General-purpose sampler for dense continuous data, based on univariate kernel density estimation. It estimates a separate probability distribution for each input dimension.

The limitation is that variable interactions are not taken in account.

Unlike KernelDensitySampler it uses different bandwidths for different dimensions; because of that it can handle one-hot encoded features somehow (make sure to at least tune the default sigma parameter). Also, at sampling time it replaces only random subsets of the features instead of generating totally new examples.

fit(X=None, y=None)[source]

sample_near(doc, n_samples=1)[source]: Sample near the document by replacing some of its features with values sampled from distribution found by KDE.

eli5.lime.textutils

Utilities for text generation.

cosine_similarity_vec(num_tokens, num_removed_vec)[source]: Return cosine similarity between a binary vector with all ones of length num_tokens and vectors of the same length with num_removed_vec elements set to zero.
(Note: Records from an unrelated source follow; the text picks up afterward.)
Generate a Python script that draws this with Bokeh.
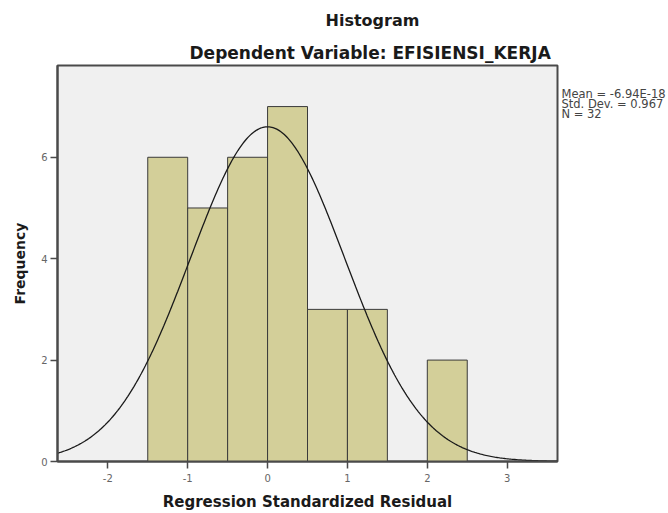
import numpy as np
from bokeh.plotting import figure
from bokeh.models import FixedTicker, Range1d, ColumnDataSource, Title, LinearAxis
from bokeh.embed import file_html
from bokeh.resources import INLINE

# ---- data ----
bin_left = [-1.5, -1.0, -0.5, 0.0, 0.5, 1.0, 1.5, 2.0]
bin_right = [-1.0, -0.5, 0.0, 0.5, 1.0, 1.5, 2.0, 2.5]
frequency = [6, 5, 6, 7, 3, 3, 0, 2]
mean_value = -6.94e-18
std_dev = 0.967
n_obs = 32
x_ticks = [-2, -1, 0, 1, 2, 3]
y_ticks = [0, 2, 4, 6]
stats_lines = ["Mean = -6.94E-18", "Std. Dev. = 0.967", "N = 32"]
title_text = "Histogram"
subtitle_text = "Dependent Variable: EFISIENSI_KERJA"
x_label = "Regression Standardized Residual"
y_label = "Frequency"

FONT = "DejaVu Sans"

x_lo, x_hi = -2.63, 3.63
y_lo, y_hi = 0, 7.81
p = figure(width=668, height=513, output_backend="svg", toolbar_location=None,
           x_range=Range1d(x_lo, x_hi), y_range=Range1d(y_lo, y_hi),
           min_border_left=57, min_border_right=110, min_border_top=65, min_border_bottom=50,
           background_fill_color="#F0F0F0", border_fill_color="white")

p.xgrid.visible = False
p.ygrid.visible = False
p.outline_line_color = "#4a4a4a"
p.outline_line_width = 2

src = ColumnDataSource(dict(left=bin_left, right=bin_right, top=frequency,
                            bottom=[0] * len(frequency)))
p.quad(left="left", right="right", top="top", bottom="bottom", source=src,
       fill_color="#D3CF99", line_color="#3a3a3a", line_width=1)

# fitted normal curve from the stated mean / std. dev.
bw = bin_right[0] - bin_left[0]
xs = np.linspace(x_lo, x_hi, 400)
ys = n_obs * bw / (std_dev * np.sqrt(2 * np.pi)) * np.exp(-0.5 * ((xs - mean_value) / std_dev) ** 2)
p.line(xs, ys, line_color="#1a1a1a", line_width=1.3)

for ax in (p.xaxis[0], p.yaxis[0]):
    ax.axis_line_color = "#4a4a4a"
    ax.axis_line_width = 2
    ax.major_tick_line_color = "#4a4a4a"
    ax.major_tick_line_width = 1.5
    ax.major_tick_out = 7
    ax.major_tick_in = 0
    ax.minor_tick_line_color = None
    ax.major_label_text_font = FONT
    ax.major_label_text_font_size = "10px"
    ax.major_label_text_color = "#666666"
    ax.axis_label_text_font = FONT
    ax.axis_label_text_font_style = "bold"
    ax.axis_label_text_color = "#1a1a1a"

p.xaxis.ticker = FixedTicker(ticks=x_ticks)
p.yaxis.ticker = FixedTicker(ticks=y_ticks)
p.xaxis.major_label_overrides = {t: str(t) for t in x_ticks}
p.xaxis.axis_label = x_label
p.yaxis.axis_label = y_label
p.xaxis.axis_label_text_font_size = "15px"
p.yaxis.axis_label_text_font_size = "14px"
p.xaxis.major_label_standoff = 5
p.xaxis.axis_label_standoff = 8
p.yaxis.major_label_standoff = 3
p.yaxis.axis_label_standoff = 10

# titles stacked above the frame (first added = nearest the frame)
p.add_layout(Title(text=subtitle_text, align="left", offset=132, standoff=6,
                   vertical_align="bottom", text_font=FONT, text_font_style="bold",
                   text_font_size="17px", text_color="#1a1a1a"), "above")
p.add_layout(Title(text=" ", align="left", standoff=3, text_font_size="1px"), "above")
p.add_layout(Title(text=title_text, align="left", offset=268, standoff=0,
                   vertical_align="top", text_font=FONT, text_font_style="bold",
                   text_font_size="16px", text_color="#1a1a1a"), "above")

# statistics text on the right side, as labels of an axis without line or ticks
stats_y = [7.24, 7.05, 6.85]   # vertical placement of the three text lines
stats_axis = LinearAxis(ticker=FixedTicker(ticks=stats_y),
                        major_label_overrides={y: s for y, s in zip(stats_y, stats_lines)},
                        axis_line_color=None, major_tick_line_color=None,
                        minor_tick_line_color=None, major_tick_out=0, major_tick_in=0,
                        major_label_standoff=4, major_label_text_font=FONT,
                        major_label_text_font_size="11.5px",
                        major_label_text_color="#444444")
p.add_layout(stats_axis, "right")

open("out.html", "w").write(file_html(p, INLINE))
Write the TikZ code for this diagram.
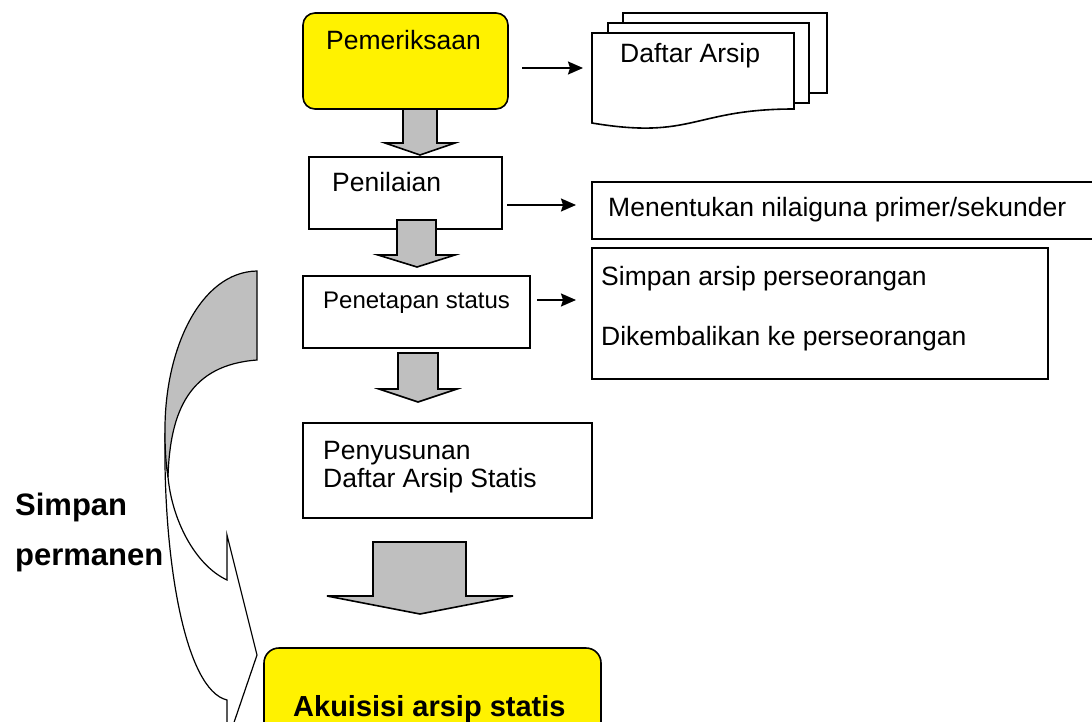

generate_samples(text: TokenizedText, n_samples=500, bow=True, random_state=None, replacement='', min_replace=1.0, max_replace=1.0, group_size=1) → Tuple[List[str], ndarray, ndarray][source]: Return n_samples changed versions of text (with some words removed), along with distances between the original text and a generated examples. If bow=False, all tokens are considered unique (i.e. token position matters).